1.1. India made a constitutional commitment to provide free and compulsory education to all
children up to age 14. So, there are no tuition fees up to class VIII. But when it comes to
secondary schools, “Several government-aided schools charge fees above the prescribed limit”(
Times of India, 2017). Which is not affordable for the students across various social groups
especially the marginalized section. Therefore there is a high dropout rate among the secondary
students of West Bengal due to the unbearable tuition fees and other additional costs. They
think that it is better to earn bread rather than earn for school fees.
1.2. There are various scholarship schemes of the government and private for the SC, ST and OBC
students. But the government never undertakes any initiative to create awareness among the
students about those schemes. Thus as a result of which students fail to avail those schemes.
Sometimes irregularities in the credit of the scholarship in the respective bank account
demotivate the students to actively engage in the teaching-learning process.
1.3. One of the major issues of secondary schools of West Bengal is the lack of ICT labs and
internet facility which affects student participation and retention.
Marak R and Sutradhar P
34
1.4. Since 2009 the school service commission of West Bengal is not conducting any teacher
recruitment process. As a result of which there is a dearth of trained teachers in the schools of
West Bengal which affects the quality of the teaching-learning process.
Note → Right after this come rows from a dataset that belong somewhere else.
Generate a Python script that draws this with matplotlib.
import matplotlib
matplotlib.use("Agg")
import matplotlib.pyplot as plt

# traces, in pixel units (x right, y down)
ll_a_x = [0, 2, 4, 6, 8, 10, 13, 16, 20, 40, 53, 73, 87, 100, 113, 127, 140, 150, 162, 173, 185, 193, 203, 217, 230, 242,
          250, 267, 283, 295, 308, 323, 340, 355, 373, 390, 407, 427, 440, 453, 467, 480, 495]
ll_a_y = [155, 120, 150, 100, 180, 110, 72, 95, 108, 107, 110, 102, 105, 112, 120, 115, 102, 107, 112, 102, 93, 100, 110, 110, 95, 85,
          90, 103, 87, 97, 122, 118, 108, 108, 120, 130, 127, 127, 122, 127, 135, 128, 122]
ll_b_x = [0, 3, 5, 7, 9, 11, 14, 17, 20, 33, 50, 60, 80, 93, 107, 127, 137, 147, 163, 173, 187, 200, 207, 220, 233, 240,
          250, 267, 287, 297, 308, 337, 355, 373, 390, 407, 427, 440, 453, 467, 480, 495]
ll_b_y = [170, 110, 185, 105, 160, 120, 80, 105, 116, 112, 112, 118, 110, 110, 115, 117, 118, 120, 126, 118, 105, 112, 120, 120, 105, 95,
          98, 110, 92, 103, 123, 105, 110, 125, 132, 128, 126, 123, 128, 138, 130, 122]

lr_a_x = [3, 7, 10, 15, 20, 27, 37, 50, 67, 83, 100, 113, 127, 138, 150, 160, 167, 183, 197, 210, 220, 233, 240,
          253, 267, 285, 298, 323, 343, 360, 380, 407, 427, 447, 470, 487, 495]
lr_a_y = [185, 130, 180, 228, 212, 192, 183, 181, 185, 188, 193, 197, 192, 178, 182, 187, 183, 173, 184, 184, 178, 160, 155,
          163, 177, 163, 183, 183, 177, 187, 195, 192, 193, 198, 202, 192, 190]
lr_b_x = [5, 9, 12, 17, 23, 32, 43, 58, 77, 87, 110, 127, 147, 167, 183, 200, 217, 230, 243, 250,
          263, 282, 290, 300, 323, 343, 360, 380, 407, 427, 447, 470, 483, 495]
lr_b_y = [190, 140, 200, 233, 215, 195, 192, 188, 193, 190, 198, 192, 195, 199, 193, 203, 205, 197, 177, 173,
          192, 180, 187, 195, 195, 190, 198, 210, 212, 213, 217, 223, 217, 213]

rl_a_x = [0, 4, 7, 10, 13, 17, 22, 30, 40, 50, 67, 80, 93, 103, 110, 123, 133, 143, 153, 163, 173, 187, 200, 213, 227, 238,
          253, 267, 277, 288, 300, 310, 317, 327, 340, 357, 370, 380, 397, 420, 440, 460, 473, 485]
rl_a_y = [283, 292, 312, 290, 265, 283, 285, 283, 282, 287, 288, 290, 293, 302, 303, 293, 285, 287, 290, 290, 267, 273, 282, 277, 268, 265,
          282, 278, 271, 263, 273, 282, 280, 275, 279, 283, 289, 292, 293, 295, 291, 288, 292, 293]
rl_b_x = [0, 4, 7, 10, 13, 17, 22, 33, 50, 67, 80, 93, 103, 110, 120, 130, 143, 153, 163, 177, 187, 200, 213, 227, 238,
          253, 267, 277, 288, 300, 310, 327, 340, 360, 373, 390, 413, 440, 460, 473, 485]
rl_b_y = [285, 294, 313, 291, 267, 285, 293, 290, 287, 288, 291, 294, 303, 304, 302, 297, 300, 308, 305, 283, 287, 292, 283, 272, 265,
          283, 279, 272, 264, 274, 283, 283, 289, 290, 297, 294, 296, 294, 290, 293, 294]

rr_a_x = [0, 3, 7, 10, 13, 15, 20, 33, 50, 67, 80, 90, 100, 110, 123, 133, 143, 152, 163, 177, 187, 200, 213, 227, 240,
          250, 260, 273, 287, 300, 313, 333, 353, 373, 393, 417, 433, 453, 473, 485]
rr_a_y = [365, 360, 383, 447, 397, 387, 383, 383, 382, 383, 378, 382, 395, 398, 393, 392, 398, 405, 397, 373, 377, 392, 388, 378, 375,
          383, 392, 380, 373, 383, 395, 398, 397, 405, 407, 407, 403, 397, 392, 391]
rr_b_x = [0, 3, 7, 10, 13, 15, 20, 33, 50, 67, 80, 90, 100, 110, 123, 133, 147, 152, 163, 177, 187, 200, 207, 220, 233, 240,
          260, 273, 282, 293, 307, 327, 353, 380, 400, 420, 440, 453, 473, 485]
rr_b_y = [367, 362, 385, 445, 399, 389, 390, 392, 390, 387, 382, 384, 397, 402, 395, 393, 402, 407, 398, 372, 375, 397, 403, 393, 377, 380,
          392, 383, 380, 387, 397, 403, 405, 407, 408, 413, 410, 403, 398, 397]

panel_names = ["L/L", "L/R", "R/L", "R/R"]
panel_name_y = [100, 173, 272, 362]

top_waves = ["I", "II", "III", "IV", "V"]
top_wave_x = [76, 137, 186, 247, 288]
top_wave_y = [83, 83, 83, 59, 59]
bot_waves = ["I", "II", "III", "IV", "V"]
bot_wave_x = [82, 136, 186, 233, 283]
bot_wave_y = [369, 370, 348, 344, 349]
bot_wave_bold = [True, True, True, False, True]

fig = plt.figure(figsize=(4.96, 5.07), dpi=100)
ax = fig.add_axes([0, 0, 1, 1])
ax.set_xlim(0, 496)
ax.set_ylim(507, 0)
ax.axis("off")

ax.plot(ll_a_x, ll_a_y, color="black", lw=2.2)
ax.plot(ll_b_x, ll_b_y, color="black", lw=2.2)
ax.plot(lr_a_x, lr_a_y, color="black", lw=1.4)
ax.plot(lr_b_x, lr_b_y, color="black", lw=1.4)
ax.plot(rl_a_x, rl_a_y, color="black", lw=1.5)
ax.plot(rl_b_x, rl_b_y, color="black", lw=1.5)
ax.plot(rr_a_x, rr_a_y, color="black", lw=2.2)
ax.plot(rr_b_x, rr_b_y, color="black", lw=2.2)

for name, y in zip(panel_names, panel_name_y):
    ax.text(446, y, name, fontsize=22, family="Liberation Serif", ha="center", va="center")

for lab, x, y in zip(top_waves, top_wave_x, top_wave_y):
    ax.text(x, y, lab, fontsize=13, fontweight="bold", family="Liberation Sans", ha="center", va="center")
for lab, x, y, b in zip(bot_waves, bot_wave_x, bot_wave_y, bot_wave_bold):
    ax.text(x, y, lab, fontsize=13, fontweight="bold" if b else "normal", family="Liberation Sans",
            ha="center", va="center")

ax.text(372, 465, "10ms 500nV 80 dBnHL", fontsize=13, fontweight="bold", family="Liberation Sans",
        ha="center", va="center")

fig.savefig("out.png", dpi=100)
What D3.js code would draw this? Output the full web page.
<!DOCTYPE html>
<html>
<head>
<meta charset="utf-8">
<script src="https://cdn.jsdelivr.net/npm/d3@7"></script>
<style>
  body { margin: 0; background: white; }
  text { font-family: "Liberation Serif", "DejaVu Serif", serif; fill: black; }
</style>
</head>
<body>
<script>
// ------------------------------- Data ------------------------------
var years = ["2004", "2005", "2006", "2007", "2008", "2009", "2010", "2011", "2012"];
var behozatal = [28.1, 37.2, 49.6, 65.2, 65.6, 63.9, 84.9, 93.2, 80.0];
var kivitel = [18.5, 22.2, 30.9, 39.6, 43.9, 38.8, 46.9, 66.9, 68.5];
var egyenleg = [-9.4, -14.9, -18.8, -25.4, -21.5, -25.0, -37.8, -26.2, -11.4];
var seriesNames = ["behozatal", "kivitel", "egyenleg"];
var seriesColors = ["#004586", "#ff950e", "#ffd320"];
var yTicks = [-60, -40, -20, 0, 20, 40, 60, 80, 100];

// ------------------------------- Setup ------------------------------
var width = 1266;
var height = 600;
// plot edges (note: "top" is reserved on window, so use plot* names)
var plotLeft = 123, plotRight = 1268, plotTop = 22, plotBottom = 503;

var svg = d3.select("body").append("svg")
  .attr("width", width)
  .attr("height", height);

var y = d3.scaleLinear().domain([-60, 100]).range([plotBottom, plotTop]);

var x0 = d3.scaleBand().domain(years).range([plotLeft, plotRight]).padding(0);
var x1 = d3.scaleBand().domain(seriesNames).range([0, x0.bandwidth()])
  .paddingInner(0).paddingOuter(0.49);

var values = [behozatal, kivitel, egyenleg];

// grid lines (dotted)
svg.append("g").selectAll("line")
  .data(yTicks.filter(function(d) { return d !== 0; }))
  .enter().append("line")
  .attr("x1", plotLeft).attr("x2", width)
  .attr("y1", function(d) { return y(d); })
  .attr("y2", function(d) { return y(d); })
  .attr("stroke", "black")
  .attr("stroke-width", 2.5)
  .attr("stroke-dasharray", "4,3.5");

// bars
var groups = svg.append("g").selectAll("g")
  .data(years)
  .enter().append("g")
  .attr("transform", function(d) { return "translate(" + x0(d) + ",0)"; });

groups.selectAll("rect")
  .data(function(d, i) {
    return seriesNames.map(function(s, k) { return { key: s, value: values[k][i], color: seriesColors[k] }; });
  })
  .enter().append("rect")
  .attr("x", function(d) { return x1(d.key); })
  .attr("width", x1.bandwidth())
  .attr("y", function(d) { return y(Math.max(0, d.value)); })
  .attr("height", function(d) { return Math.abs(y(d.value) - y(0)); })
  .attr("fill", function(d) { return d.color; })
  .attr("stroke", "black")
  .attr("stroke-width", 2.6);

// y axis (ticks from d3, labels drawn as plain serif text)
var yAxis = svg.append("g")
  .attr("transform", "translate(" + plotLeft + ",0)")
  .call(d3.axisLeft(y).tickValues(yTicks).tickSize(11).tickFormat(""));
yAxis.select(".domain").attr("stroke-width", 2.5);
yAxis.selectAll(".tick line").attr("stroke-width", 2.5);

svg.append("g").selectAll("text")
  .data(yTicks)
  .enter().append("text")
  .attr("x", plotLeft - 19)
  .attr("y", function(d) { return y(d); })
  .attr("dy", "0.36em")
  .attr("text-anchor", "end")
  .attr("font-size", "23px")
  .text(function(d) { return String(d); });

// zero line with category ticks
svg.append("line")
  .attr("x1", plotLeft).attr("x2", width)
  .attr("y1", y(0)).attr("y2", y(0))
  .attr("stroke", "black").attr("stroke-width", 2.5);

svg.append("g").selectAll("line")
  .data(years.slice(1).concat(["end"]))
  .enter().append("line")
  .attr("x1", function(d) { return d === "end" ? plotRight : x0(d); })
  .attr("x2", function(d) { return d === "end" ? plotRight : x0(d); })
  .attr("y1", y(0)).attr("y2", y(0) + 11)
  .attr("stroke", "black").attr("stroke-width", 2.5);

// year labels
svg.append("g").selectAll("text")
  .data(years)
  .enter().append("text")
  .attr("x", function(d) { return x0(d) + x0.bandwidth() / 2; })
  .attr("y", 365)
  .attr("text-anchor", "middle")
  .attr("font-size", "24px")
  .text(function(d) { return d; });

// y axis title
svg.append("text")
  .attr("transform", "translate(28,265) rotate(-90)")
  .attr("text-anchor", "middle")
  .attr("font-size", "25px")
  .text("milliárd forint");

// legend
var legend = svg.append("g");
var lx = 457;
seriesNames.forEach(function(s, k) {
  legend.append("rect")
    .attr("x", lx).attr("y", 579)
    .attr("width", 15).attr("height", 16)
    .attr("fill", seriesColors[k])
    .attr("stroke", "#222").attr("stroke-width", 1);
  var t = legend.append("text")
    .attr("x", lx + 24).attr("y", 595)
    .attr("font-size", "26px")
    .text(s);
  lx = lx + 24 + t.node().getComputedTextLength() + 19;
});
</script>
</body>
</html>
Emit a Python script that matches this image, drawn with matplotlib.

1.5. Table 2 shows that the enrolment of girls is higher than the boys in the secondary level. If
analysed the repetition in Class IX-X of girls, it is found that the repetition among the girls is
higher than the boys. So, enrolment of girls is showing the better condition of girls in terms of
equality but repetition talks about the stagnation of girls’ education.
Conclusion
One of the dimensions in educational development is equity particularly in a highly stratified society
like West Bengal. The educational expansion and dynamics of development and the delivery
mechanism of secondary education in West Bengal are well examined. But does this expansion entail
Equity? The Constitution of India guarantees the right to equality to all its citizen but in reality, to what
extent this equity prevails is a big question. So, policy initiatives must aim to achieve the target not only
in theory concerning enrolment and retention of girls students but also in terms of process and practice
ensuring relative achievement and performance at all levels and in all subjects. There needs to be an
ardent urge to promote girls' education and support them beyond the elementary level. Incentives
offered for promotion of girls’ education need to be revisited and the measures taken need to be of such
nature, force and magnitude that they can overcome the hurdles confronted by various factors such as
low socio-economic background, household responsibilities, engagement in economic activity, low
preference to girls’ education, early marriage, etc.
Henceforth, the goal of achieving the ‘ Education for All ’ should not merely rely on access to
educational facilities and enrolment alone; rather it requires an intense emphasis on a meaningful and
relevant curriculum, human resource management systems that ensure regularity and accountability,
and availability of qualified and professionally trained teachers, equity pedagogy, that would enable
enhanced student retention, attainment and achievement. A high number of tough questions need to be
asked and research studies are needed to focus on these questions in order to support improvements to
gender equity not only in West Bengal but across India.